# he has legislative reason doing violence to me?



## nycgirl (Sep 10, 2015)

In a midnight, what u would do if u found out ur wife's account is reopened in a dating site? My husband found that my old dating account is available in a dating site last midnight. Idon't know what happened on that account! I closed it. I don't know y its reopened. He turned lights on ,questioned me and did violence threatening me immediately at 3oclock in the morning after I told him that I didn't reopen it and I will figure it out in the day because the dating site customer service is working in a daytime and I wanted to go back sleep.he questioned me,he insisted me to log into the account by threatening me. Unfortunately, I don't remember the pwd. He got crazy ,put his angry face on my eyes talking with me and throw my quilt on the ground.he stopped doing violence after I told him I will call 911,if he will touch me . After the whole thing，he looked pretty calm and claimed to me that what he did is normal as a husband ! He has legible reason doing that！Is that really ,,?
_Posted via Mobile Device_


----------



## Pluto2 (Aug 17, 2011)

No its not.
Can you leave?


----------



## nycgirl (Sep 10, 2015)

He keeps saying that he loves me. However he doesn't trust me and constantly gave me hard time.
_Posted via Mobile Device_


----------



## Saangreale (Sep 9, 2015)

Hi,

(I am neither an expert nor someone from a fully-functional marriage, the following post is just my insight on your situation)

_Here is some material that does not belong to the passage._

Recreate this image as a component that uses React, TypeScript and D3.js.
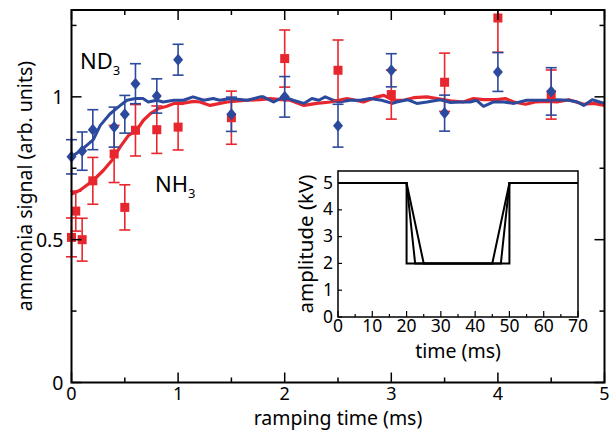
import React from "react";
import * as d3 from "d3";

// ---- data ----
const nd3X = [0, 0.1, 0.2, 0.4, 0.5, 0.6, 0.8, 1.0, 1.5, 2.0, 2.5, 3.0, 3.5, 4.0, 4.5];
const nd3Y = [0.79, 0.81, 0.885, 0.894, 0.939, 1.046, 1.003, 1.13, 0.939, 1.0, 0.899, 1.093, 0.943, 1.087, 1.019];
const nd3Err = [0.06, 0.067, 0.07, 0.07, 0.066, 0.07, 0.06, 0.054, 0.06, 0.071, 0.075, 0.058, 0.063, 0.068, 0.083];

const nh3X = [0, 0.04, 0.1, 0.2, 0.4, 0.5, 0.6, 0.8, 1.0, 1.5, 2.0, 2.5, 3.0, 3.5, 4.0, 4.5];
const nh3Y = [0.508, 0.6, 0.5, 0.706, 0.8, 0.613, 0.883, 0.885, 0.894, 0.927, 1.134, 1.093, 1.008, 1.051, 1.276, 1.008];
const nh3Err = [0.068, 0.07, 0.075, 0.082, 0.1, 0.079, 0.09, 0.083, 0.08, 0.093, 0.1, 0.106, 0.086, 0.102, 0.12, 0.086];

const nd3CurveX = [0, 0.08, 0.205, 0.27, 0.36, 0.44, 0.52, 0.6, 0.67, 0.72, 0.8, 0.86, 0.96, 1.05, 1.14, 1.24, 1.33, 1.39, 1.49, 1.65, 1.77, 1.8, 1.895, 1.99, 2.08, 2.18, 2.255, 2.32, 2.38, 2.46, 2.505, 2.615, 2.71, 2.8, 2.91, 3.01, 3.05, 3.15, 3.24, 3.335, 3.46, 3.555, 3.65, 3.74, 3.8, 3.865, 3.96, 4.055, 4.15, 4.27, 4.37, 4.46, 4.555, 4.665, 4.745, 4.805, 4.885, 5.0];
const nd3CurveY = [0.79, 0.81, 0.85, 0.9, 0.94, 0.965, 0.988, 0.994, 0.994, 0.982, 0.988, 0.982, 0.988, 0.988, 1.0, 0.988, 0.994, 0.988, 0.994, 0.988, 1.0, 1.0, 0.982, 1.0, 0.988, 0.977, 0.994, 0.988, 1.0, 0.988, 0.982, 0.988, 0.988, 0.994, 0.988, 0.977, 0.982, 0.99, 0.977, 0.982, 0.99, 0.98, 0.982, 0.982, 0.988, 0.967, 0.982, 0.982, 0.977, 0.988, 0.988, 0.988, 0.99, 0.988, 0.982, 0.97, 0.99, 0.977];

const nh3CurveX = [0, 0.08, 0.205, 0.3, 0.38, 0.455, 0.535, 0.61, 0.675, 0.74, 0.815, 0.895, 0.97, 1.05, 1.145, 1.205, 1.3, 1.46, 1.645, 1.77, 1.865, 1.96, 2.05, 2.18, 2.3, 2.43, 2.585, 2.74, 2.865, 2.93, 3.02, 3.115, 3.21, 3.335, 3.43, 3.555, 3.675, 3.77, 3.865, 3.99, 4.07, 4.15, 4.26, 4.35, 4.46, 4.555, 4.665, 4.805, 4.9, 5.0];
const nh3CurveY = [0.66, 0.673, 0.708, 0.743, 0.778, 0.824, 0.865, 0.883, 0.918, 0.941, 0.959, 0.967, 0.978, 0.978, 0.984, 0.982, 0.97, 0.982, 0.988, 0.99, 0.994, 0.99, 0.988, 0.97, 0.977, 0.982, 0.994, 0.982, 1.0, 1.005, 0.988, 0.988, 0.997, 1.0, 0.994, 0.986, 0.982, 0.994, 0.99, 0.99, 0.994, 0.982, 0.974, 0.982, 0.984, 0.982, 0.99, 0.974, 0.977, 0.97];

const mainXTicks = [0, 1, 2, 3, 4, 5];
const mainXMinor = [0.5, 1.5, 2.5, 3.5, 4.5];
const mainYTicks = [0, 0.5, 1];
const mainYMinor = [0.25, 0.75, 1.25];

// inset: three voltage ramps (time ms, kV)
const rampT1 = [0, 20, 20, 50, 50, 70];
const rampT2 = [0, 20, 22.5, 47.5, 50, 70];
const rampT3 = [0, 20, 25, 45, 50, 70];
const rampV = [5, 5, 2, 2, 5, 5];
const insetXTicks = [0, 10, 20, 30, 40, 50, 60, 70];
const insetXMinor = [5, 15, 25, 35, 45, 55, 65];
const insetYTicks = [0, 1, 2, 3, 4, 5];

const BLUE = "#2b4a9d";
const RED = "#e8262d";
const FONT = "'Noto Sans', 'DejaVu Sans', sans-serif";

export default function App() {
  const L = 71.5, R = 604.5, T = 10, B = 382.5;
  const x = d3.scaleLinear().domain([0, 5]).range([L, R]);
  const y = d3.scaleLinear().domain([0, 1.304]).range([B, T]);

  const IL = 338, IR = 578, IT = 171, IB = 317;
  const ix = d3.scaleLinear().domain([0, 70]).range([IL, IR]);
  const iy = d3.scaleLinear().domain([0, 5.45]).range([IB, IT]);

  const line = d3.line<[number, number]>().x(d => x(d[0])).y(d => y(d[1])).curve(d3.curveLinear);
  const iline = d3.line<[number, number]>().x(d => ix(d[0])).y(d => iy(d[1]));

  const nd3Curve = nd3CurveX.map((v, i) => [v, nd3CurveY[i]] as [number, number]);
  const nh3Curve = nh3CurveX.map((v, i) => [v, nh3CurveY[i]] as [number, number]);
  const ramps = [rampT1, rampT2, rampT3].map(ts => ts.map((t, i) => [t, rampV[i]] as [number, number]));

  const cap = 5.5;
  const errBars = (xs: number[], ys: number[], es: number[], color: string) =>
    xs.map((xv, i) => {
      const cx = x(xv);
      const y1 = Math.max(y(ys[i] + es[i]), T);
      const y2 = y(ys[i] - es[i]);
      return (
        <g key={i} stroke={color} strokeWidth={1.6} fill="none">
          <line x1={cx} x2={cx} y1={y1} y2={y2} />
          {y(ys[i] + es[i]) >= T && <line x1={cx - cap} x2={cx + cap} y1={y1} y2={y1} />}
          <line x1={cx - cap} x2={cx + cap} y1={y2} y2={y2} />
        </g>
      );
    });

  return (
    <svg width={611} height={431} style={{ position: "absolute", left: 0, top: 0, background: "#fff" }} fontFamily={FONT}>
      <rect x={0} y={0} width={611} height={431} fill="#fff" />
      {/* curves */}
      <path d={line(nh3Curve) || ""} fill="none" stroke={RED} strokeWidth={3.2} strokeLinejoin="round" />
      <path d={line(nd3Curve) || ""} fill="none" stroke={BLUE} strokeWidth={3} strokeLinejoin="round" />
      {/* error bars */}
      {errBars(nh3X, nh3Y, nh3Err, RED)}
      {errBars(nd3X, nd3Y, nd3Err, BLUE)}
      {/* markers */}
      {nh3X.map((xv, i) => (
        <rect key={"s" + i} x={x(xv) - 4.5} y={y(nh3Y[i]) - 4.5} width={9} height={9} fill={RED} />
      ))}
      {nd3X.map((xv, i) => {
        const cx = x(xv), cy = y(nd3Y[i]);
        return <path key={"d" + i} d={`M${cx},${cy - 6}L${cx + 5},${cy}L${cx},${cy + 6}L${cx - 5},${cy}Z`} fill={BLUE} />;
      })}

      {/* frame */}
      <rect x={L} y={T} width={R - L} height={B - T} fill="none" stroke="#000" strokeWidth={2} />
      {mainXTicks.map(t => (
        <g key={"xt" + t} stroke="#000" strokeWidth={1.5}>
          <line x1={x(t)} x2={x(t)} y1={B} y2={B - 10} />
          <line x1={x(t)} x2={x(t)} y1={T} y2={T + 10} />
        </g>
      ))}
      {mainXMinor.map(t => (
        <g key={"xm" + t} stroke="#000" strokeWidth={1.5}>
          <line x1={x(t)} x2={x(t)} y1={B} y2={B - 5} />
          <line x1={x(t)} x2={x(t)} y1={T} y2={T + 5} />
        </g>
      ))}
      {mainYTicks.map(t => (
        <g key={"yt" + t} stroke="#000" strokeWidth={1.5}>
          <line x1={L} x2={L + 10} y1={y(t)} y2={y(t)} />
          <line x1={R} x2={R - 10} y1={y(t)} y2={y(t)} />
        </g>
      ))}
      {mainYMinor.map(t => (
        <g key={"ym" + t} stroke="#000" strokeWidth={1.5}>
          <line x1={L} x2={L + 5} y1={y(t)} y2={y(t)} />
          <line x1={R} x2={R - 5} y1={y(t)} y2={y(t)} />
        </g>
      ))}
      {mainXTicks.map(t => (
        <text key={"xl" + t} x={x(t)} y={B + 17.5} fontSize={18} textAnchor="middle">{t}</text>
      ))}
      {mainYTicks.map(t => (
        <text key={"yl" + t} x={L - 8} y={y(t) + 7} fontSize={19.5} textAnchor="end">{t}</text>
      ))}
      <text x={x(2.5)} y={425} fontSize={19.5} textAnchor="middle">ramping time (ms)</text>
      <text transform={`translate(32,186) rotate(-90)`} fontSize={19.5} textAnchor="middle">ammonia signal (arb. units)</text>

      {/* series labels */}
      <text x={80} y={69} fontSize={22}>ND<tspan fontSize={13} dy={6}>3</tspan></text>
      <text x={155} y={192} fontSize={22}>NH<tspan fontSize={13} dy={6}>3</tspan></text>

      {/* inset */}
      <rect x={IL} y={IT} width={IR - IL} height={IB - IT} fill="#fff" stroke="#000" strokeWidth={1.5} />
      {ramps.map((r, i) => (
        <path key={"r" + i} d={iline(r) || ""} fill="none" stroke="#000" strokeWidth={2} strokeLinejoin="miter" />
      ))}
      {insetXTicks.map(t => (
        <line key={"ixt" + t} x1={ix(t)} x2={ix(t)} y1={IB} y2={IB - 6} stroke="#000" strokeWidth={1.2} />
      ))}
      {insetXMinor.map(t => (
        <line key={"ixm" + t} x1={ix(t)} x2={ix(t)} y1={IB} y2={IB - 3} stroke="#000" strokeWidth={1.2} />
      ))}
      {insetYTicks.map(t => (
        <line key={"iyt" + t} x1={IL} x2={IL + 4} y1={iy(t)} y2={iy(t)} stroke="#000" strokeWidth={1.2} />
      ))}
      {insetXTicks.map(t => (
        <text key={"ixl" + t} x={ix(t)} y={IB + 15} fontSize={17.5} textAnchor="middle">{t}</text>
      ))}
      {insetYTicks.map(t => (
        <text key={"iyl" + t} x={IL - 5} y={iy(t) + 5.5} fontSize={17.5} textAnchor="end">{t}</text>
      ))}
      <text x={ix(35)} y={358} fontSize={19.5} textAnchor="middle">time (ms)</text>
      <text transform={`translate(313,${(IT + IB) / 2}) rotate(-90)`} fontSize={20.5} textAnchor="middle">amplitude (kV)</text>
    </svg>
  );
}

Being angry would be a normal spousal response (or else he has no emotional attachment to you). BUT, after a brief explanation and that anger did not subside even slightly then that is *not* normal. It really depends on what do you mean by "threatening". If he threatened to physically harm or kill you, ring the cop right away -- that is an outright domestic abuse. If he threatened to get a divorce that is a bit different. Anyhow, he has no--zero--reason for threatening you verbally or mentally; you should feel safe in your own home, if not, something isn't right. I worked in law before I moved, I want to let you know that in some jurisdictions in the US (assuming you're from the US based on your name) if you ring the authority, the police have to make an arrest in the case of domestic abuse (even the caller [you] does not charge the perpetrator [him]).

I think that your husband is a possessive spouse and this can either show that he loves you (in a non-healthy way) or he has trouble with his own self-confidence. Either way, if he ever touched you, make sure you have someone to call to -- be it a friend, a family member, or even a local law enforcement. 

Stay safe.

- MN


----------



## Anon Pink (Jan 17, 2013)

nycgirl said:


> In a midnight, what u would do if u found out ur wife's account is reopened in a dating site? My husband found that my old dating account is available in a dating site last midnight. Idon't know what happened on that account! I closed it. I don't know y its reopened. He turned lights on ,questioned me and did violence threatening me immediately at 3oclock in the morning after I told him that I didn't reopen it and I will figure it out in the day because the dating site customer service is working in a daytime and I wanted to go back sleep.he questioned me,he insisted me to log into the account by threatening me. Unfortunately, I don't remember the pwd. He got crazy ,put his angry face on my eyes talking with me and throw my quilt on the ground.he stopped doing violence after I told him I will call 911,if he will touch me . After the whole thing，he looked pretty calm and claimed to me that what he did is normal as a husband ! He has legible reason doing that！Is that really ,,?
> _Posted via Mobile Device_



There is only one legal reason that allows a person to use physical force or threat of physical force to another and that is "self defense because you are in fear for you life or the eminent safety of others."

A husband thinking his wife is cheating is not a threat to his safety or his life or the lives of others.

You husband has no idea what he is talking about.

Tell him if he ever threatens you again, gets in your face again, you will call 911 and press charges.

Or better yet, just pack you stuff and leave him.


----------



## turnera (Jan 22, 2010)

Talk to a doctor or someone else in authority. He doesn't have the right to hurt you. Ever.


----------



## aine (Feb 15, 2014)

He has no more reason to physically assault you than you have as a married woman having an account on a dating website.

Next time call 911

Though if your H was on this site, I would tell him to consider whether he should remain married to you, he has every right to be angry. Sigh


----------



## turnera (Jan 22, 2010)

Maybe that's the site she used to meet her current husband, when she was single?


----------